### [Work instructions]
Skip the pictures. Set down, word for word, the lines from the start of the material up to and including the line with "0.003, 0.001, 0.001];".
--- Begin Supplied material ---
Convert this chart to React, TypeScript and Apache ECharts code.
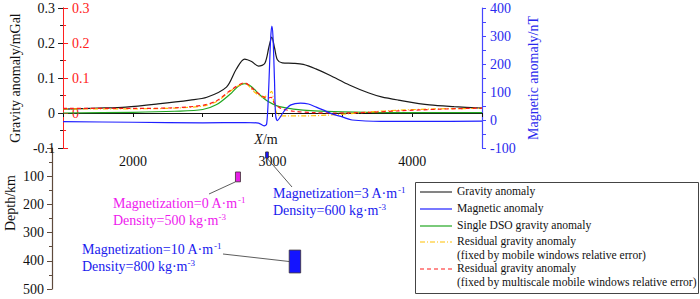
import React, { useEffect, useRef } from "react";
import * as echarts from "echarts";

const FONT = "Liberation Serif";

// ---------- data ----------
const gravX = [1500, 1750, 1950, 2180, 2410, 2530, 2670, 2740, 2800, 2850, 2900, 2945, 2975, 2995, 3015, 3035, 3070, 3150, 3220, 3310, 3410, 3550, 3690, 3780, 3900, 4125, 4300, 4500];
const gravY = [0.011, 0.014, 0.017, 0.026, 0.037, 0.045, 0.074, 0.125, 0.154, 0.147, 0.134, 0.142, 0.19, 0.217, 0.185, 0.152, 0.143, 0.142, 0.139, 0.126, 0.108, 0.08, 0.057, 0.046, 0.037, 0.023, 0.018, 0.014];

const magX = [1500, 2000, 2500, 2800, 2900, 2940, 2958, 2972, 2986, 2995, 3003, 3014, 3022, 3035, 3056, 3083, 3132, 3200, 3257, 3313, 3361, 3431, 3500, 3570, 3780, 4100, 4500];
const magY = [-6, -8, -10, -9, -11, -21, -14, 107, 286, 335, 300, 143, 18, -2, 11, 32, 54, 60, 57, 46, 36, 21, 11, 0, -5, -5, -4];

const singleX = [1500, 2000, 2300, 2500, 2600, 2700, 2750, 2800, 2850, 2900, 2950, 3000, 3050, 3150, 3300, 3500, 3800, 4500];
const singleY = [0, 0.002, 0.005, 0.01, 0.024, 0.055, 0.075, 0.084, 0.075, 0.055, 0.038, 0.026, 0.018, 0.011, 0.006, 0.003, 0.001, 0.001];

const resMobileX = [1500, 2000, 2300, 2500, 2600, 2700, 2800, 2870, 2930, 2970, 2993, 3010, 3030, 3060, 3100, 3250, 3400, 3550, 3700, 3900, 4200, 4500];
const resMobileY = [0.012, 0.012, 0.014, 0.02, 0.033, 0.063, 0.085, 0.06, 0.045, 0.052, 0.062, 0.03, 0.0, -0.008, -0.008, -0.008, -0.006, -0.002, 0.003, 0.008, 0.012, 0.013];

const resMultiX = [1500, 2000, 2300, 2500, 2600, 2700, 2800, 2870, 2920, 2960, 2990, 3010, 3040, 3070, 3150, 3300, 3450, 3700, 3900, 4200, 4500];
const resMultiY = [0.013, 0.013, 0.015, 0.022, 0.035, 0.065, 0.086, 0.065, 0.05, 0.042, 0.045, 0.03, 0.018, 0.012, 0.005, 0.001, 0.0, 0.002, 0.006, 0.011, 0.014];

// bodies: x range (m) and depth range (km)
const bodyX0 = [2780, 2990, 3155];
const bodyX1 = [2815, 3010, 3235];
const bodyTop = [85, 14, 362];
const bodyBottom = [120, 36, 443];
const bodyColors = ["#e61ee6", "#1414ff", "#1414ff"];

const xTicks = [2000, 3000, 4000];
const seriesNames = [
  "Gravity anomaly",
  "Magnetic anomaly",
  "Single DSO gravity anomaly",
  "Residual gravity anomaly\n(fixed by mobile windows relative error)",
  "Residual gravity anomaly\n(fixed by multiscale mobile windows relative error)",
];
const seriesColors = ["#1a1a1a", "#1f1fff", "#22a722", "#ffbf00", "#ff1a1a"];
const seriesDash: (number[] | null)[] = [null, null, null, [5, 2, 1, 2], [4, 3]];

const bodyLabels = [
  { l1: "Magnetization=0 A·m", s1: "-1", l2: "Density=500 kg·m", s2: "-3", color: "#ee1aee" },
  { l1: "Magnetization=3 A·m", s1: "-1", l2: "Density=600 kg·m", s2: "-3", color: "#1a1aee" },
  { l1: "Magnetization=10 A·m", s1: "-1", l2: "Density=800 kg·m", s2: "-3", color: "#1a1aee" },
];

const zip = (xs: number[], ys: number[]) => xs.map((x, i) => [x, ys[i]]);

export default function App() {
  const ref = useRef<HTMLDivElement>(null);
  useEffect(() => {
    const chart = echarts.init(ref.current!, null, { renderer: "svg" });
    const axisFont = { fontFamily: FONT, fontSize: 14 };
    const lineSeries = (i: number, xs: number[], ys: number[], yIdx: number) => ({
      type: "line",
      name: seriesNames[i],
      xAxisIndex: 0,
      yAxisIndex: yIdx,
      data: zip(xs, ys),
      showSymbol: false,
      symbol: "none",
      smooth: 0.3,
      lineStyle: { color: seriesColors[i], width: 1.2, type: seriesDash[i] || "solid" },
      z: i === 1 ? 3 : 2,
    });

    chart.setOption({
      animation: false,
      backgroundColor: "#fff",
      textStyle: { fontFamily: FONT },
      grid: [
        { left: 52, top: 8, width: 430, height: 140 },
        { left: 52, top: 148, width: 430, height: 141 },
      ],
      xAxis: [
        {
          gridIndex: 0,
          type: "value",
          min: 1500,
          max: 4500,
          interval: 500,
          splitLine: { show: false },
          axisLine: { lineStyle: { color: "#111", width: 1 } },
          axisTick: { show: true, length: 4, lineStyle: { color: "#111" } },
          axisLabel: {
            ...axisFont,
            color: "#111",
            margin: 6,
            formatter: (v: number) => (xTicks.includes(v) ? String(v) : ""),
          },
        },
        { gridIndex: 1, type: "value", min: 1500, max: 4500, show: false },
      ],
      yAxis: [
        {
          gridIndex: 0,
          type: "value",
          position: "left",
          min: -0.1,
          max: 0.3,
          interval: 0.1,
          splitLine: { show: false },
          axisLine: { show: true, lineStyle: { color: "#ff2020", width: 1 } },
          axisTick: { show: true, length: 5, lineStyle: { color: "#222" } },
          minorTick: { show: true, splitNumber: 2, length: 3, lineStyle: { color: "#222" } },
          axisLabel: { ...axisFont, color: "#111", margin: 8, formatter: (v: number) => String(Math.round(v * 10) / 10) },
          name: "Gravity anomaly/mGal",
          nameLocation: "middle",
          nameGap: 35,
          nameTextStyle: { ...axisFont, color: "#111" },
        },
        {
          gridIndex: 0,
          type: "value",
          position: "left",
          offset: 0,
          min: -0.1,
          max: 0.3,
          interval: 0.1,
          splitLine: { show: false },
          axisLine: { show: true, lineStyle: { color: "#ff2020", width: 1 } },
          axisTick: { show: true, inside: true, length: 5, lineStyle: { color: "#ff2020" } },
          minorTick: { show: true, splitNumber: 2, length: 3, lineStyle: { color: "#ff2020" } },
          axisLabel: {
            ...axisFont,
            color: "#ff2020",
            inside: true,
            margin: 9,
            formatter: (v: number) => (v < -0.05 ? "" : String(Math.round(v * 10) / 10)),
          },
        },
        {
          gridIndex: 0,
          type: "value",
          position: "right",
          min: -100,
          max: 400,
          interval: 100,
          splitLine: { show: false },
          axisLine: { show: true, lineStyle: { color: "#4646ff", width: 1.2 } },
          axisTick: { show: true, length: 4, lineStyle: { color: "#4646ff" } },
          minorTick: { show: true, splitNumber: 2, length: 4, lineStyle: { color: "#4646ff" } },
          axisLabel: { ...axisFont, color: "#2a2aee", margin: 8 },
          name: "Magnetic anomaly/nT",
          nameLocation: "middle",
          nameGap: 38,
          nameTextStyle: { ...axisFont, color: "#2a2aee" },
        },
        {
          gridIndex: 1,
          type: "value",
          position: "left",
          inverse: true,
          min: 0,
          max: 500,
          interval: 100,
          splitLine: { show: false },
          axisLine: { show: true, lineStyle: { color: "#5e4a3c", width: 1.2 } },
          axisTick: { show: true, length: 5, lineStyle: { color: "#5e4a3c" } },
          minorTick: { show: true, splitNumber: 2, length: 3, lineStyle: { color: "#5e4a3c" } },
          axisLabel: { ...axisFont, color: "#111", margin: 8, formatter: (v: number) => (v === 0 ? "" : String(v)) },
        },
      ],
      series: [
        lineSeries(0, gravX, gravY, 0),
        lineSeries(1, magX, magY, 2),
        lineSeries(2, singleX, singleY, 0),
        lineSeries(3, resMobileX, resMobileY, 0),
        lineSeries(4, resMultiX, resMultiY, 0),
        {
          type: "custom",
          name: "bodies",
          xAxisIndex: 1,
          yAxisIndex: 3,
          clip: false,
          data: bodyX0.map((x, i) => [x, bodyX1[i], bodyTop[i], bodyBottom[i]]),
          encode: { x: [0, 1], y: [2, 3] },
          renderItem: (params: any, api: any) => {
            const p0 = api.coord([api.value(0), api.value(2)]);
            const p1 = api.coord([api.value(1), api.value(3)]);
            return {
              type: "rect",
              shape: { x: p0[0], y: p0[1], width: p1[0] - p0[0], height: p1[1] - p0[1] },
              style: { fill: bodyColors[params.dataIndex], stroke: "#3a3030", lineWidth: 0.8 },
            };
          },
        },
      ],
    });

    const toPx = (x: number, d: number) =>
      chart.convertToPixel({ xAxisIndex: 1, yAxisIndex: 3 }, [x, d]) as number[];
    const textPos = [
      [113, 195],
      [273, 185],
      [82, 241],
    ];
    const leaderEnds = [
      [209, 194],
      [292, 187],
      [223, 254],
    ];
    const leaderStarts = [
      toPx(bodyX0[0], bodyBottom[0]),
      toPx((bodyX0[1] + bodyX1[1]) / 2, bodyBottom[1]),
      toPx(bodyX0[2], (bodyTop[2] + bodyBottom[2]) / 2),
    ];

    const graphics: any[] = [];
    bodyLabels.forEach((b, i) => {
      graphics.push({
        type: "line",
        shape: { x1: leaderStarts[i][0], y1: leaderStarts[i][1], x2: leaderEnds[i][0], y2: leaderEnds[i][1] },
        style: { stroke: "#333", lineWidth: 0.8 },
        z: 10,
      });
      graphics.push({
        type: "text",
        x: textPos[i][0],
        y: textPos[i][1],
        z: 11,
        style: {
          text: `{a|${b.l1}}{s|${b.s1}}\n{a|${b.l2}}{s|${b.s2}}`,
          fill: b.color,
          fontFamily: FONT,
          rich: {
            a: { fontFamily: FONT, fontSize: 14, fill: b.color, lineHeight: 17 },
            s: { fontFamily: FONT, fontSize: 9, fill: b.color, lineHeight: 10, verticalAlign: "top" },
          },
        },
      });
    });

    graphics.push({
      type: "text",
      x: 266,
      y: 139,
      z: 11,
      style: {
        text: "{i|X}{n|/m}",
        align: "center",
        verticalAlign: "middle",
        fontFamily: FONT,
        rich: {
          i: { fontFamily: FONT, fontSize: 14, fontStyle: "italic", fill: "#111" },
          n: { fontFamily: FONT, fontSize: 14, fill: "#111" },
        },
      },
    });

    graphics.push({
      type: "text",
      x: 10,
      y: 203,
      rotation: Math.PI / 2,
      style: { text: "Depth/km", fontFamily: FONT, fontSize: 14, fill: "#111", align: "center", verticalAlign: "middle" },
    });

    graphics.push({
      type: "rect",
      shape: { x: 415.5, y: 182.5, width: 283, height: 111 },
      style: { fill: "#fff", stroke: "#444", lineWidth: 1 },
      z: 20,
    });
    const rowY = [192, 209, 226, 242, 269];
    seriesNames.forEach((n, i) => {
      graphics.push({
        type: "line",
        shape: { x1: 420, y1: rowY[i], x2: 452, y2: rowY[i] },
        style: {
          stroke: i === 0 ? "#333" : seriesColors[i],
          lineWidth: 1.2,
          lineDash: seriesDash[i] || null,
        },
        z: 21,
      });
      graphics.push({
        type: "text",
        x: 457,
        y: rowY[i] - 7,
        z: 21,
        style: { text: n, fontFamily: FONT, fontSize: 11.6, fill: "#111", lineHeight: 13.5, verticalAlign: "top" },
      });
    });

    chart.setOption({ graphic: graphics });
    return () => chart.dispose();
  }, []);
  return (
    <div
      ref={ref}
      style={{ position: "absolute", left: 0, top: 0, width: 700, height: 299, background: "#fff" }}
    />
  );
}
--- End Supplied material ---
### [Solution for this task]
Convert this chart to React, TypeScript and Apache ECharts code.
import React, { useEffect, useRef } from "react";
import * as echarts from "echarts";

const FONT = "Liberation Serif";

// ---------- data ----------
const gravX = [1500, 1750, 1950, 2180, 2410, 2530, 2670, 2740, 2800, 2850, 2900, 2945, 2975, 2995, 3015, 3035, 3070, 3150, 3220, 3310, 3410, 3550, 3690, 3780, 3900, 4125, 4300, 4500];
const gravY = [0.011, 0.014, 0.017, 0.026, 0.037, 0.045, 0.074, 0.125, 0.154, 0.147, 0.134, 0.142, 0.19, 0.217, 0.185, 0.152, 0.143, 0.142, 0.139, 0.126, 0.108, 0.08, 0.057, 0.046, 0.037, 0.023, 0.018, 0.014];

const magX = [1500, 2000, 2500, 2800, 2900, 2940, 2958, 2972, 2986, 2995, 3003, 3014, 3022, 3035, 3056, 3083, 3132, 3200, 3257, 3313, 3361, 3431, 3500, 3570, 3780, 4100, 4500];
const magY = [-6, -8, -10, -9, -11, -21, -14, 107, 286, 335, 300, 143, 18, -2, 11, 32, 54, 60, 57, 46, 36, 21, 11, 0, -5, -5, -4];

const singleX = [1500, 2000, 2300, 2500, 2600, 2700, 2750, 2800, 2850, 2900, 2950, 3000, 3050, 3150, 3300, 3500, 3800, 4500];
const singleY = [0, 0.002, 0.005, 0.01, 0.024, 0.055, 0.075, 0.084, 0.075, 0.055, 0.038, 0.026, 0.018, 0.011, 0.006, 0.003, 0.001, 0.001];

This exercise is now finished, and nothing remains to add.